CIUDAD DE MÉXICO.
Dicen los viejos que Dieguito nació de la mano de Dios. Que lo hizo a su imagen y semejanza y que lo dejó ahí, en un potrero de Villa Fiorito, para que el pibe deleitara a propios y extraños con aquella zurda prodigiosa. Siempre observado por don Diego y doña Tota, el pequeño barrilete cósmico se convertiría en el capitán de los Cebollitas, el once de chamacos con sueños mundialistas y zapatos rotos.

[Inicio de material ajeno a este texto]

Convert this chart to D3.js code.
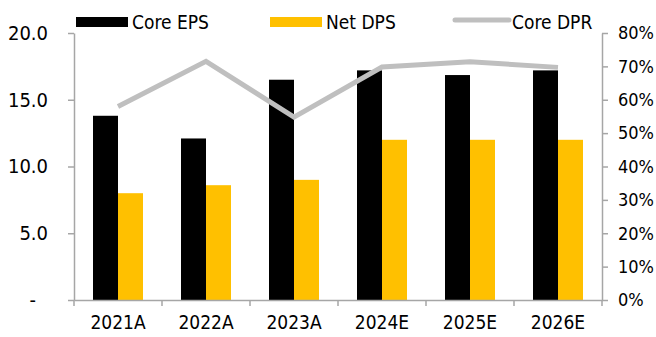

Maradona se hizo mayor en México 86. El estadio Azteca sirvió para que Diego se reencontrara con Dios, en aquel gol con la mano siniestra que engañó a Shilton, el portero inglés. Aún con el recuerdo amargo de Las Malvinas.
Aquella tarde, el argentino sembraría en el césped del Azteca a seis ingleses antes de anotar el llamado gol del siglo y el viejo Víctor Hugo Morales cerraría los ojos para gritar al micrófono y al mundo: “¡Barrilete cósmico!, ¿de qué planeta viniste, para dejar en el camino a tanto inglés?”. Y, ante los alemanes, Diego se hizo campeón del mundo. Se hizo inmortal.